[start of Records shown]

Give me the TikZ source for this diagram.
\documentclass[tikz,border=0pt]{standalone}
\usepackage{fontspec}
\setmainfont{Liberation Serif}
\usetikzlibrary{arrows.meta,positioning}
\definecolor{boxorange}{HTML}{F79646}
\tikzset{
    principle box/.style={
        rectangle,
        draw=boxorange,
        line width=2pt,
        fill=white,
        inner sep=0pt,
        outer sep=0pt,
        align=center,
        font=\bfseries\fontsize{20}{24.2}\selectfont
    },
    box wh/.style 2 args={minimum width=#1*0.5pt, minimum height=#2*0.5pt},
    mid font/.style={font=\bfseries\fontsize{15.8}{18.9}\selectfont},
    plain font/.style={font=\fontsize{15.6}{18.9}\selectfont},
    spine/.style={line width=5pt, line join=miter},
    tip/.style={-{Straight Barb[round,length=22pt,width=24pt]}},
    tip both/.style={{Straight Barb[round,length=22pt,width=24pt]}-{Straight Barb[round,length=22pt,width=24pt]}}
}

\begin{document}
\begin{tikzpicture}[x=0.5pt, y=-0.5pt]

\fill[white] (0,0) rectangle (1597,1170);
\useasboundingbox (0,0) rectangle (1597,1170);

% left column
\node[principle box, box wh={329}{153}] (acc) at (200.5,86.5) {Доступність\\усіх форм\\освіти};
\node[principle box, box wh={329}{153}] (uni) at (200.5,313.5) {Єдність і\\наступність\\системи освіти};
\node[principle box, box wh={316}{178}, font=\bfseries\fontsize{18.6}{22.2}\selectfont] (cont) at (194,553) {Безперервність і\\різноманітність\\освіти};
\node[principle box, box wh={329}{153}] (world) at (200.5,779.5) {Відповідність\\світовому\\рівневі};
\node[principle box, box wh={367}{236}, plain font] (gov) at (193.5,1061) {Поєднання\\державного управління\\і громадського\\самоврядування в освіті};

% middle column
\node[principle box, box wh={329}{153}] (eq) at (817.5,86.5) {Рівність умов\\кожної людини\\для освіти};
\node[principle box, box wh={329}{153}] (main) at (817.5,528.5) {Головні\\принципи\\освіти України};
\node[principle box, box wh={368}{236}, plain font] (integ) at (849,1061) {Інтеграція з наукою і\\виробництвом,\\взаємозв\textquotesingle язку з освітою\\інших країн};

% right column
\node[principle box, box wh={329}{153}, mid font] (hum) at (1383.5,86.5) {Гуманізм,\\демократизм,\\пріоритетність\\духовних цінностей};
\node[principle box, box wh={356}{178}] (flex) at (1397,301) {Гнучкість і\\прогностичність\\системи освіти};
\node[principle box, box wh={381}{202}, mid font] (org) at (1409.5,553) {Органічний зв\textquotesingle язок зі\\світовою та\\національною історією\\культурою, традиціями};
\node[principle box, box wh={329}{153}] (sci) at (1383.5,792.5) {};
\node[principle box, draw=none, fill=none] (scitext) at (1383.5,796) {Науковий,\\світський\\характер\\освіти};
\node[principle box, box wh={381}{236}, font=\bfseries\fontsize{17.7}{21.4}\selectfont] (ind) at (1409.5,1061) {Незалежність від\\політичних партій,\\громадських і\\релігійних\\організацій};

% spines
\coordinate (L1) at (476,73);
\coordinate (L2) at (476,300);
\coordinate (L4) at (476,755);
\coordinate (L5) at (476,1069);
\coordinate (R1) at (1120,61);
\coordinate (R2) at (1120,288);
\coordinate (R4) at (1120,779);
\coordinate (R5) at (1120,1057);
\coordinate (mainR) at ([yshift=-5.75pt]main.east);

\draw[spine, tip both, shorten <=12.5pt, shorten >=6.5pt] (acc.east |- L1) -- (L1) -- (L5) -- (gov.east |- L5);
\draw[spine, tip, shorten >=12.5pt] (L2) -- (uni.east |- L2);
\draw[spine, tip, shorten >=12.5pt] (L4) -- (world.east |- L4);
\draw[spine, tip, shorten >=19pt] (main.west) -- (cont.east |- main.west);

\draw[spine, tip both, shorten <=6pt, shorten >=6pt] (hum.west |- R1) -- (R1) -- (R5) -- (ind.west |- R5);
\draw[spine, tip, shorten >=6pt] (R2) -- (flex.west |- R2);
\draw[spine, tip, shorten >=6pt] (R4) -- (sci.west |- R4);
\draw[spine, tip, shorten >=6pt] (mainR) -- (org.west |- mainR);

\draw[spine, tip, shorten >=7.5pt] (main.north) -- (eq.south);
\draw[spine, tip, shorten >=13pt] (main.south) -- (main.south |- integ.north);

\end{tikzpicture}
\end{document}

[end of Records shown]
[start of Records shown]

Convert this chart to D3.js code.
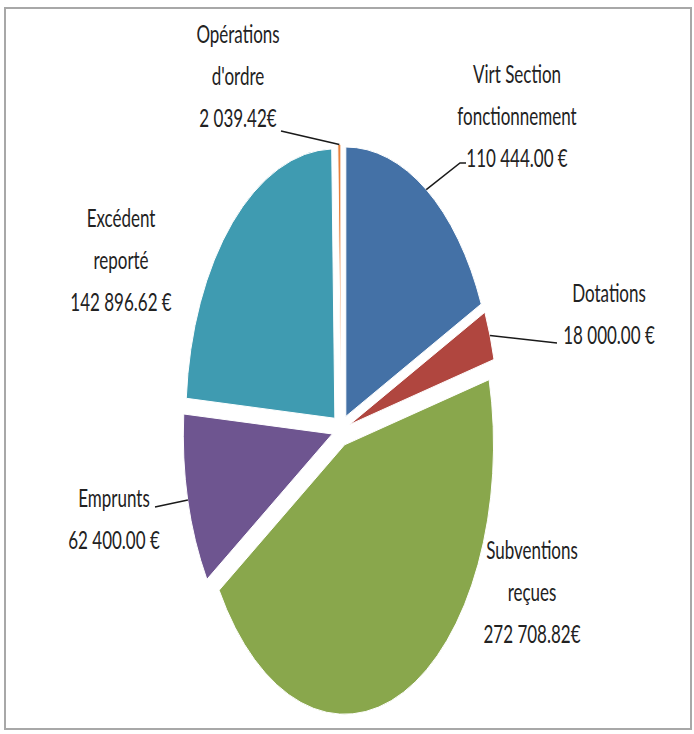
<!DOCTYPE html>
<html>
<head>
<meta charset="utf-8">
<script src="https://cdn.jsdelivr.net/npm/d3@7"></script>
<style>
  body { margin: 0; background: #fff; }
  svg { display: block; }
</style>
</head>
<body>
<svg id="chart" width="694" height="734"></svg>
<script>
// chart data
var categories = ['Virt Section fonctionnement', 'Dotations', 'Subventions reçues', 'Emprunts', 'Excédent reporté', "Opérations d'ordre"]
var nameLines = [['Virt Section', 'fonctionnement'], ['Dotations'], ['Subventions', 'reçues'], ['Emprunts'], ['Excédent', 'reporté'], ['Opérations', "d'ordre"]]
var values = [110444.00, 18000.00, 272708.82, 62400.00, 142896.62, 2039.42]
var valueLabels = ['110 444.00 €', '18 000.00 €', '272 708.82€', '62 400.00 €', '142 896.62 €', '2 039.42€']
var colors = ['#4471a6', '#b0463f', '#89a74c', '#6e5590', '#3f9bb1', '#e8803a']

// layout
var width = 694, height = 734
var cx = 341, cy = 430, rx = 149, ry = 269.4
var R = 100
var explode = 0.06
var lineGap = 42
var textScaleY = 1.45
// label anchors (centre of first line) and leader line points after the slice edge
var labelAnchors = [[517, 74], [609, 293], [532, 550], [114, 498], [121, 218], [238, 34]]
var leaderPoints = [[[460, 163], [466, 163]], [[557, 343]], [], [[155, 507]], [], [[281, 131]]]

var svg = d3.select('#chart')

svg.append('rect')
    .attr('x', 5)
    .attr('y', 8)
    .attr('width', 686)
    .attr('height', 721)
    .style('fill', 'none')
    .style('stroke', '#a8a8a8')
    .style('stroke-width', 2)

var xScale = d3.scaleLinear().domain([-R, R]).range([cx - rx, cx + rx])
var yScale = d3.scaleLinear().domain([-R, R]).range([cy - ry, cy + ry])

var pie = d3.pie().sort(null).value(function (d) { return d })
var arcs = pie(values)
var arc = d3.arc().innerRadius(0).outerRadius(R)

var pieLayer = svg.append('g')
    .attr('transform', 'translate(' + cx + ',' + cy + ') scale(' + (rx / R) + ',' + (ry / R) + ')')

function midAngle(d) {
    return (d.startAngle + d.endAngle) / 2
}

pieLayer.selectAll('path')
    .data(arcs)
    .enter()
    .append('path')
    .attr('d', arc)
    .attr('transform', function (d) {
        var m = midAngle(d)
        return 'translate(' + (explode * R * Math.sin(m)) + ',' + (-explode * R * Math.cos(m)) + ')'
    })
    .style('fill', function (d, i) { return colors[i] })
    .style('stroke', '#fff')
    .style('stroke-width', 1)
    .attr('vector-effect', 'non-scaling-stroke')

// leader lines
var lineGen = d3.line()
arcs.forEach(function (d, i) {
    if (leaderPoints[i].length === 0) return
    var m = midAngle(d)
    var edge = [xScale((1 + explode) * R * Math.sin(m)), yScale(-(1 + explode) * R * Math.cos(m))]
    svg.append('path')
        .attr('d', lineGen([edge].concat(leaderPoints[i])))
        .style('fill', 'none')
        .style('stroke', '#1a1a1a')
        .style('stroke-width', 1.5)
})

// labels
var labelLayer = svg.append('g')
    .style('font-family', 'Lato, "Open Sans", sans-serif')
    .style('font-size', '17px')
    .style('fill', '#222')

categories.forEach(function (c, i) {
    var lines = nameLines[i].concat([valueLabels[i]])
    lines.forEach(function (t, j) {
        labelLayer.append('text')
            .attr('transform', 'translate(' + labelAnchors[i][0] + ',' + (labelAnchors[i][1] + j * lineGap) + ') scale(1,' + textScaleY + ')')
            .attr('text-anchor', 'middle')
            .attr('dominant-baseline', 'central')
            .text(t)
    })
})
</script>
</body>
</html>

[end of Records shown]

### Stated task
Begin with the line containing "Give me the TikZ source for this diagram." and end with the line containing "plain font] (integ)"; repeat every line from start to finish exactly, and nothing outside them.

### The output
Give me the TikZ source for this diagram.
\documentclass[tikz,border=0pt]{standalone}
\usepackage{fontspec}
\setmainfont{Liberation Serif}
\usetikzlibrary{arrows.meta,positioning}
\definecolor{boxorange}{HTML}{F79646}
\tikzset{
    principle box/.style={
        rectangle,
        draw=boxorange,
        line width=2pt,
        fill=white,
        inner sep=0pt,
        outer sep=0pt,
        align=center,
        font=\bfseries\fontsize{20}{24.2}\selectfont
    },
    box wh/.style 2 args={minimum width=#1*0.5pt, minimum height=#2*0.5pt},
    mid font/.style={font=\bfseries\fontsize{15.8}{18.9}\selectfont},
    plain font/.style={font=\fontsize{15.6}{18.9}\selectfont},
    spine/.style={line width=5pt, line join=miter},
    tip/.style={-{Straight Barb[round,length=22pt,width=24pt]}},
    tip both/.style={{Straight Barb[round,length=22pt,width=24pt]}-{Straight Barb[round,length=22pt,width=24pt]}}
}

\begin{document}
\begin{tikzpicture}[x=0.5pt, y=-0.5pt]

\fill[white] (0,0) rectangle (1597,1170);
\useasboundingbox (0,0) rectangle (1597,1170);

% left column
\node[principle box, box wh={329}{153}] (acc) at (200.5,86.5) {Доступність\\усіх форм\\освіти};
\node[principle box, box wh={329}{153}] (uni) at (200.5,313.5) {Єдність і\\наступність\\системи освіти};
\node[principle box, box wh={316}{178}, font=\bfseries\fontsize{18.6}{22.2}\selectfont] (cont) at (194,553) {Безперервність і\\різноманітність\\освіти};
\node[principle box, box wh={329}{153}] (world) at (200.5,779.5) {Відповідність\\світовому\\рівневі};
\node[principle box, box wh={367}{236}, plain font] (gov) at (193.5,1061) {Поєднання\\державного управління\\і громадського\\самоврядування в освіті};

% middle column
\node[principle box, box wh={329}{153}] (eq) at (817.5,86.5) {Рівність умов\\кожної людини\\для освіти};
\node[principle box, box wh={329}{153}] (main) at (817.5,528.5) {Головні\\принципи\\освіти України};
\node[principle box, box wh={368}{236}, plain font] (integ) at (849,1061) {Інтеграція з наукою і\\виробництвом,\\взаємозв\textquotesingle язку з освітою\\інших країн};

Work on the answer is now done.